We'll all miss Rainsy and his moustache.

Since Sutton played Notts County I have to confess I've only seen three games, and one of them was Godalming Town v Walton Casuals.
As I stagger out of the clubhouse for the
second half all eyes are on Godalming Town's
game with Walton Casuals who, I was told,
had just scored twice.

Walton won 2-0 with goals in the 46th and 50th minutes. Unfortunately I missed both of them while finishing a pint of John Smiths in the clubhouse.

I did see Sutton's win over Havant and Waterlooville (2-0) and the draw (1-1) against Eastbourne Borough but the latter was a test of endurance that Bear Grylls would have been proud of.

I watched the game wearing a pair of wet socks after I'd walked onto a soaking bathroom floor before dashing off to get the bus to Gander Green Lane. It was only once I was on the bus that I realised the extent to which my socks were sopping.

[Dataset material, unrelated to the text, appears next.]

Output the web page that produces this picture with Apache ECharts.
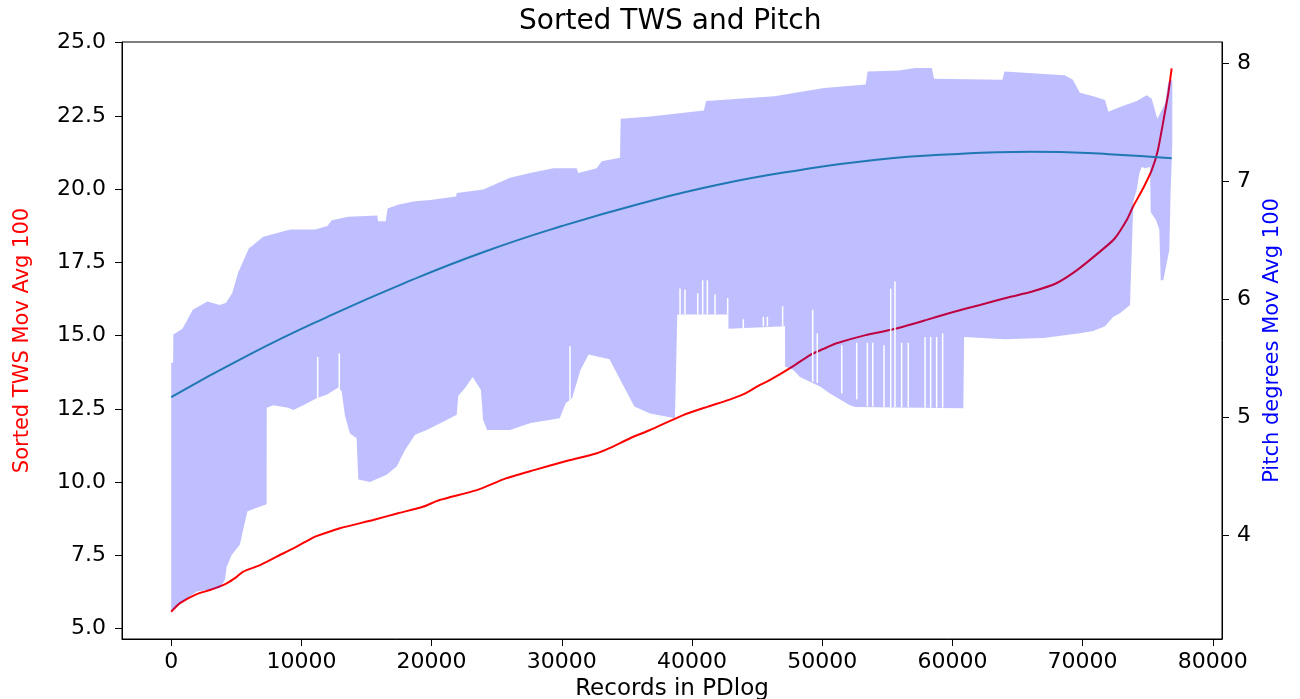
<!DOCTYPE html>
<html>
<head>
<meta charset="utf-8">
<script src="https://cdn.jsdelivr.net/npm/echarts@6/dist/echarts.min.js"></script>
<style>html,body{margin:0;padding:0;background:#fff}#c{width:1300px;height:699px}</style>
</head>
<body>
<div id="c"></div>
<script>
// ---- data ----
const xTicks = [0, 10000, 20000, 30000, 40000, 50000, 60000, 70000, 80000];
const leftTicks = [5, 7.5, 10, 12.5, 15, 17.5, 20, 22.5, 25];
const rightTicks = [4, 5, 6, 7, 8];

// Sorted TWS moving average (left axis)
const twsSorted = [
  [0,5.58],[675,5.87],[1960,6.18],[2980,6.32],[4260,6.55],[5030,6.77],[5540,6.95],[6820,7.17],
  [8100,7.46],[9380,7.74],[10660,8.05],[11050,8.14],[12960,8.43],[15510,8.71],[17420,8.94],
  [19330,9.16],[20610,9.39],[23470,9.73],[25700,10.13],[27930,10.42],[30150,10.70],[32700,10.99],
  [33660,11.16],[35250,11.50],[36780,11.78],[39320,12.29],[41230,12.58],[42830,12.81],[44100,13.03],
  [45220,13.32],[46000,13.49],[47530,13.89],[49060,14.34],[50150,14.56],[51110,14.74],[53330,15.02],
  [55460,15.22],[58020,15.54],[60000,15.80],[62120,16.05],[64480,16.33],[66070,16.50],[67980,16.79],
  [69570,17.24],[71170,17.81],[72430,18.30],[73390,18.95],[73870,19.40],[74670,20.05],[75310,20.65],
  [75780,21.33],[76260,22.47],[76580,23.27],[76840,24.12]
];

// Pitch moving average: upper and lower envelope of the dense oscillation (right axis)
const pitchUpper = [
  [0,5.46],[150,5.46],[160,5.70],[860,5.75],[1660,5.91],[2770,5.98],[3730,5.95],[4210,5.97],
  [4680,6.05],[5160,6.23],[5800,6.39],[5960,6.43],[7070,6.53],[9140,6.59],[11050,6.59],[12000,6.62],
  [12330,6.67],[13600,6.70],[15830,6.71],[15890,6.66],[16470,6.66],[16620,6.77],[17420,6.80],
  [18700,6.83],[19880,6.84],[21880,6.87],[21930,6.90],[23970,6.93],[26020,7.03],[27560,7.07],
  [29350,7.11],[31140,7.11],[31270,7.07],[32680,7.11],[33060,7.17],[34470,7.20],[34520,7.53],
  [36780,7.55],[40910,7.60],[41080,7.68],[46330,7.72],[47920,7.75],[50150,7.79],[53330,7.82],
  [53490,7.93],[55880,7.94],[57150,7.96],[58420,7.96],[58590,7.87],[63840,7.86],[64000,7.93],
  [68620,7.90],[69250,7.86],[69790,7.75],[70820,7.72],[71720,7.69],[71980,7.59],[72870,7.63],
  [74160,7.68],[74920,7.73],[75310,7.70],[75740,7.53],[76330,7.66],[76580,7.84],[76890,7.86]
];
const pitchLower = [
  [0,3.35],[675,3.42],[1960,3.52],[3750,3.55],[4130,3.62],[4260,3.73],[4650,3.83],[5280,3.92],
  [5540,4.05],[5850,4.20],[6310,4.22],[7330,4.26],[7340,5.08],[7840,5.10],[8990,5.08],[9380,5.06],
  [10150,5.10],[11170,5.16],[11940,5.19],[12840,5.25],[13090,5.22],[13350,5.01],[13730,4.86],
  [14240,4.82],[14370,4.47],[15270,4.45],[16550,4.51],[17320,4.58],[17960,4.72],[18730,4.85],
  [19620,4.89],[20900,4.96],[21930,5.02],[22050,5.18],[22600,5.25],[23150,5.34],[23790,5.23],
  [23950,4.98],[24260,4.89],[26020,4.89],[27610,4.95],[29840,4.99],[30310,5.12],[30790,5.16],
  [31430,5.40],[32060,5.53],[33660,5.49],[34620,5.29],[35570,5.09],[36780,5.03],[38690,4.99],
  [38870,5.87],[42790,5.87],[42800,5.75],[47140,5.77],[47150,5.43],[47780,5.40],[48290,5.34],
  [49060,5.30],[49830,5.26],[50600,5.20],[51370,5.15],[52130,5.10],[52520,5.085],[60840,5.075],
  [60900,5.68],[64000,5.66],[67000,5.67],[69790,5.71],[70820,5.73],[71720,5.77],[72360,5.85],
  [72870,5.88],[73640,5.95],[73900,6.83],[74160,6.93],[74360,7.07],[74540,7.12],[74790,7.11],
  [75180,7.12],[75230,6.74],[75640,6.67],[75890,6.59],[76000,6.16],[76200,6.16],[76660,6.42],
  [76760,6.90],[76890,7.32]
];
// thin white gaps inside the band: [x, low, high]
const pitchGaps = [
  [11250,5.16,5.51],[12910,5.24,5.54],[30630,5.14,5.60],
  [39080,5.87,6.09],[39460,5.87,6.08],[40440,5.87,6.05],[40820,5.87,6.16],[41180,5.87,6.16],
  [41770,5.87,6.04],[42740,5.87,6.01],[43940,5.75,5.83],[45480,5.77,5.85],[45790,5.77,5.85],
  [46960,5.77,5.94],[49270,5.30,5.91],[49620,5.29,5.71],[51500,5.20,5.61],[52650,5.15,5.63],
  [53470,5.09,5.63],[53880,5.09,5.63],[54750,5.085,5.61],[55260,5.085,6.09],[55590,5.085,6.15],
  [56100,5.085,5.63],[56610,5.085,5.63],[57900,5.08,5.68],[58330,5.08,5.68],[58790,5.08,5.68],
  [59250,5.08,5.71]
];
// fitted pitch trend (right axis)
const pitchTrend = [
  [0,5.17],[6000,5.53],[12000,5.85],[18000,6.14],[24000,6.40],[30000,6.62],[36000,6.81],
  [42000,6.97],[48000,7.09],[54000,7.18],[60000,7.23],[66000,7.25],[72000,7.23],[76840,7.195]
];

const FONT = 'DejaVu Sans';
const chart = echarts.init(document.getElementById('c'), null, {renderer: 'canvas'});
chart.setOption({
  animation: false,
  backgroundColor: '#fff',
  title: {
    text: 'Sorted TWS and Pitch',
    left: 514, top: 3,
    textStyle: {fontFamily: FONT, fontSize: 28, fontWeight: 'normal', color: '#000'}
  },
  grid: {left: 122, right: 78, top: 42, bottom: 60, show: true, borderColor: '#000', borderWidth: 1,
    containLabel: false, outerBoundsMode: 'none'},
  xAxis: {
    type: 'value', min: -3779, max: 80706,
    name: 'Records in PDlog', nameLocation: 'middle', nameGap: 33,
    nameTextStyle: {fontFamily: FONT, fontSize: 23, color: '#000'},
    axisLine: {show: true, onZero: false, lineStyle: {color: '#000', width: 1}},
    axisTick: {show: true, length: 7, customValues: xTicks, lineStyle: {color: '#000'}},
    axisLabel: {customValues: xTicks, fontFamily: FONT, fontSize: 22, color: '#000', margin: 12,
      formatter: v => String(v)},
    splitLine: {show: false}
  },
  yAxis: [{
    type: 'value', min: 4.648, max: 25.024, position: 'left',
    name: 'Sorted TWS Mov Avg 100', nameLocation: 'middle', nameGap: 89,
    nameTextStyle: {fontFamily: FONT, fontSize: 21, color: '#ff0000'},
    axisLine: {show: true, onZero: false, lineStyle: {color: '#000', width: 1}},
    axisTick: {show: true, length: 7, customValues: leftTicks, lineStyle: {color: '#000'}},
    axisLabel: {customValues: leftTicks, fontFamily: FONT, fontSize: 22, color: '#000', margin: 16,
      formatter: v => v.toFixed(1)},
    splitLine: {show: false}
  }, {
    type: 'value', min: 3.118, max: 8.181, position: 'right',
    name: 'Pitch degrees Mov Avg 100', nameLocation: 'middle', nameGap: 36,
    nameTextStyle: {fontFamily: FONT, fontSize: 21, color: '#0000ff'},
    axisLine: {show: true, onZero: false, lineStyle: {color: '#000', width: 1}},
    axisTick: {show: true, length: 7, customValues: rightTicks, lineStyle: {color: '#000'}},
    axisLabel: {customValues: rightTicks, fontFamily: FONT, fontSize: 22, color: '#000', margin: 15,
      formatter: v => String(v)},
    splitLine: {show: false}
  }],
  series: [{
    name: 'Sorted TWS', type: 'line', xAxisIndex: 0, yAxisIndex: 0, z: 2,
    data: twsSorted, showSymbol: false, smooth: 0.2,
    lineStyle: {color: '#ff0000', width: 2}
  }, {
    name: 'Pitch band', type: 'custom', xAxisIndex: 0, yAxisIndex: 1, silent: true, z: 3,
    data: [[0, 5]],
    renderItem: function (params, api) {
      const pts = pitchUpper.map(p => api.coord(p))
        .concat(pitchLower.slice().reverse().map(p => api.coord(p)));
      return {type: 'polygon', shape: {points: pts}, style: {fill: 'rgba(0,0,255,0.25)', stroke: null}};
    }
  }, {
    name: 'Pitch gaps', type: 'custom', xAxisIndex: 0, yAxisIndex: 1, silent: true, z: 4,
    data: pitchGaps, encode: {x: 0, y: [1, 2]},
    renderItem: function (params, api) {
      const a = api.coord([api.value(0), api.value(1)]);
      const b = api.coord([api.value(0), api.value(2)]);
      return {type: 'line', shape: {x1: a[0], y1: a[1], x2: b[0], y2: b[1]},
        style: {stroke: '#ffffff', lineWidth: 1.5}};
    }
  }, {
    name: 'Pitch trend', type: 'line', xAxisIndex: 0, yAxisIndex: 1, z: 5,
    data: pitchTrend, showSymbol: false, smooth: true,
    lineStyle: {color: '#1f77b4', width: 2}
  }]
});
</script>
</body>
</html>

I really don't recommend it to the thrill-seekers among you, it's not a pleasant experience. Stick to base jumping or wingsuit flying.

Not sure what wingsuit flying is? Google it. You'll all be at it soon.

The Amber and Chocolates have responded well to their 6-1 demolition at Dartford with two consecutive clean sheets to keep the points tally ticking over.

Two 0-0 draws at both Welling and Hampton and Richmond are not to be sniffed at, even if they did make for two relatively boring Saturday afternoons following proceedings on Twitter.

We're at the business end of the season now and we'll soon find out what the team that Dos built is made of. If you ask me, they've done bloody well so far.